In any event, for those of you interviewing as students or employers it may be that the legal profession is experiencing a change. Insofar as a new law-school graduate can find a position that offers more chances to learn and experience the complexities of the practice of law with less pay, take that job. You will probably be happier. You may even work more just because you like the work. And you will gain skills if not wisdom that will open career opportunities both within and outside the firm where you began.


 October 23, 2007 at 5:53 pm   Posted in: Law Practice   Print This Post Print This Post

Responses (4)

  1. Adam - October 23, 2007 at 7:39 pm

    As an associate at a law firm, I’m quite interested to see how the firm will evaluate “writing, deposition, trial practice, and client presentation skills.”

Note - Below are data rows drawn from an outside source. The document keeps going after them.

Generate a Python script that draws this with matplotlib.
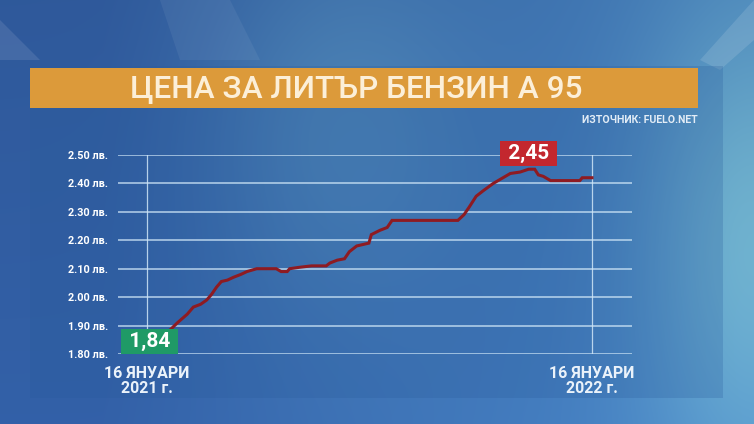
import numpy as np
import matplotlib
matplotlib.use("Agg")
import matplotlib.pyplot as plt
from matplotlib.patches import Rectangle, Polygon

# price of 1 litre A95, days since 16 Jan 2021
days = [0, 10, 19, 25, 33, 38, 44, 49, 53, 57, 61, 66, 71, 77, 82, 90, 98,
        106, 110, 115, 117, 125, 135, 147, 150, 156, 162, 166, 172, 182, 184,
        191, 197, 201, 210, 230, 255, 260, 264, 270, 276, 284, 292, 298, 306,
        313, 318, 321, 325, 331, 345, 355, 357, 365]
prices = [1.84, 1.86, 1.885, 1.91, 1.94, 1.965, 1.975, 1.99, 2.01, 2.035,
          2.055, 2.06, 2.07, 2.08, 2.09, 2.10, 2.10, 2.10, 2.09, 2.09, 2.10,
          2.105, 2.11, 2.11, 2.12, 2.13, 2.135, 2.16, 2.18, 2.19, 2.22, 2.235,
          2.245, 2.27, 2.27, 2.27, 2.27, 2.29, 2.315, 2.355, 2.375, 2.40, 2.42,
          2.435, 2.44, 2.45, 2.45, 2.43, 2.425, 2.41, 2.41, 2.41, 2.42, 2.42]
yticks = [1.80, 1.90, 2.00, 2.10, 2.20, 2.30, 2.40, 2.50]
date_labels = ["16 ЯНУАРИ\n2021 г.", "16 ЯНУАРИ\n2022 г."]
date_days = [0, 365]
start_label = "1,84"
peak_label = "2,45"
peak_day = 313

W, H = 754, 424
fig = plt.figure(figsize=(W / 100, H / 100), dpi=100)

# background gradient
bg = fig.add_axes([0, 0, 1, 1])
xx, yy = np.meshgrid(np.linspace(0, 1, W), np.linspace(0, 1, H))
c1 = np.array([0.20, 0.38, 0.66])   # dark blue
c2 = np.array([0.30, 0.55, 0.80])   # mid blue
c3 = np.array([0.45, 0.72, 0.84])   # light cyan
t = np.clip(xx * 1.1 - 0.15, 0, 1)[..., None]
img = c1 * (1 - t) + c2 * t
glow = np.exp(-((xx - 1.0) ** 2 / 0.02 + (yy - 0.55) ** 2 / 0.3))[..., None]
img = img * (1 - glow) + c3 * glow
glow2 = np.exp(-((xx - 0.45) ** 2 / 0.03 + (yy - 0.3) ** 2 / 0.2))[..., None]
img = img * (1 - 0.35 * glow2) + c3 * 0.35 * glow2
img = img * (0.92 + 0.08 * yy[..., None])
bg.imshow(np.clip(img, 0, 1), extent=[0, W, H, 0], aspect="auto")
# light streaks
for pts, a in [([(0, 20), (0, 60), (40, 60)], 0.10),
               ([(160, 0), (230, 0), (260, 60), (180, 60)], 0.06),
               ([(700, 60), (754, 0), (754, 40), (720, 70)], 0.12)]:
    bg.add_patch(Polygon(pts, closed=True, color="white", alpha=a, lw=0))
# chart panel
bg.add_patch(Rectangle((30, 66), 693, 332, color="#2a5c9c", alpha=0.25, lw=0))
# title bar
bg.add_patch(Rectangle((30, 68), 668, 40, color="#DC9A3A", lw=0))
bg.text(356, 89, "ЦЕНА ЗА ЛИТЪР БЕНЗИН А 95", color="#FCEFD8",
        fontsize=22.7, fontweight="medium", family="Roboto",
        ha="center", va="center")
bg.text(698, 120, "ИЗТОЧНИК: FUELO.NET", color="#E2ECF6", fontsize=7.6,
        fontweight="bold", family="Roboto", ha="right", va="center")
bg.set_xlim(0, W)
bg.set_ylim(H, 0)
bg.axis("off")

# chart axes: grid from x=118 to 632, 1.80 at y=354, 2.50 at y=155
ax = fig.add_axes([118 / W, (H - 354) / H, (632 - 118) / W, (354 - 155) / H])
ax.patch.set_alpha(0)
px_per_day = (592 - 147) / 365
ax.set_xlim(-(147 - 118) / px_per_day, (632 - 147) / px_per_day)
ax.set_ylim(1.80, 2.50)
grid_c = "#CFE6F7"
for v in yticks:
    ax.axhline(v, color=grid_c, lw=1.1, alpha=0.85)
for d in date_days:
    ax.axvline(d, color=grid_c, lw=0.9, alpha=0.85)
for s in ax.spines.values():
    s.set_visible(False)
ax.set_yticks(yticks)
ax.set_yticklabels([f"{v:.2f} лв." for v in yticks])
ax.set_xticks(date_days)
ax.set_xticklabels(date_labels, linespacing=0.95)
ax.tick_params(axis="y", length=0, pad=7, labelsize=7.8, labelcolor="white")
ax.tick_params(axis="x", length=0, pad=9, labelsize=11.5, labelcolor="#EAF2FA")
for lb in ax.get_yticklabels():
    lb.set_family("Roboto")
    lb.set_fontweight("bold")
for lb in ax.get_xticklabels():
    lb.set_family("Roboto")
    lb.set_fontweight("bold")

ax.plot(days, prices, color="#8E1B22", lw=2.2, solid_joinstyle="miter")

ax.annotate(" " + start_label + " ", xy=(days[0], prices[0]), xytext=(2, 0.5),
            textcoords="offset points", ha="center", va="center",
            color="white", fontsize=15, fontweight="bold", family="Roboto",
            bbox=dict(boxstyle="square,pad=0.14", fc="#1F9A66", ec="none"),
            annotation_clip=False)
ax.annotate(" " + peak_label + " ", xy=(peak_day, max(prices)), xytext=(0, 11),
            textcoords="offset points", ha="center", va="center",
            color="white", fontsize=15, fontweight="bold", family="Roboto",
            bbox=dict(boxstyle="square,pad=0.14", fc="#C3272E", ec="none"),
            annotation_clip=False)

fig.savefig("out.png", dpi=100)
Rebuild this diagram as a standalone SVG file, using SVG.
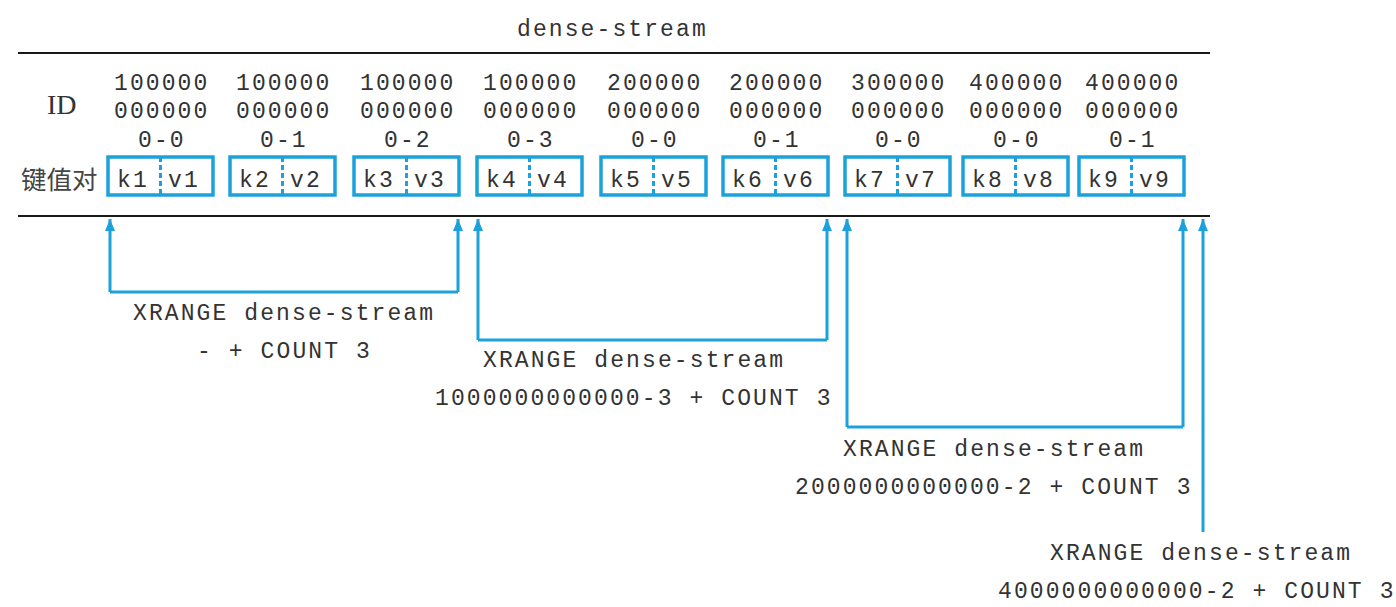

    There’s obviously no objective measure of those skills; what one partner sees to be great oral presentation skills may be a failure in the eyes of another. I’m also skeptical of the firm’s ability to usefully “grade” written material. At least in my practice, written briefs are a collaborative effort, with multiple people making contributions even before the first truly complete “draft” is finished.

    Compensation and promotion based on billable hours was instituted not merely for the administrative convenience of the firms, but also to prevent associates from the unfairness of being compensated based on wholly subjective measures often tied up in politics. Say what you will about the billable hour — and it has plenty of faults, including its poor connection to actual value added — but it’s an objective measure not prone to politicking.

    If firms do move en masse to subjective evaluations, I would expect a quick backlash from associates who feel (rightly or not) that they’re getting the short end of the stick.

  2. Deven - October 23, 2007 at 9:27 pm

    Adam,

    Great points. I think the Howrey model will pose many problems and you highlight the general ones about the possible reasons for a more neutral evaluation system. At my old firm I thought the culture of editing and feedback was tremendous. Whether the time to evaluate and in a sense grade would create confusion and may make the learning process muddy. One may have enjoyed the learning before but now one has to worry more about the perfect work. That pressure was there but this system may aggravate it.

  3. Mike M. - October 23, 2007 at 11:42 pm

    There are also racial and gender issues to consider with “performance” based review. I’m not sure if any systemic studies have been done within legal employment, but in other arenas papers written by “Joan” or “Jafaru” are reviewed much more harshly than those written by “John” or “J.” If the liberal world of academia can’t overcome its unconscious racial and gender biases, I doubt the (comparatively) conservative world of law can.

  4. Deven - October 24, 2007 at 12:44 pm

    Mike, thanks for the comment. I recall a friend’s mom was on the California Court of Appeals and up for election. It has been some time since I thought about this but as I remember it, the first time she ran she used her first name; her colleagues used first initials or male names. They all won but she had a lower percentage of the vote. The next time she ran she used her first inital and her numbers were right near her counterparts’ numbers.

    The other comment seems to point to part of your idea. Hours have problems as they turn the practice into a grind but they may help reduce the politics and subjective aspects of promotions at firms.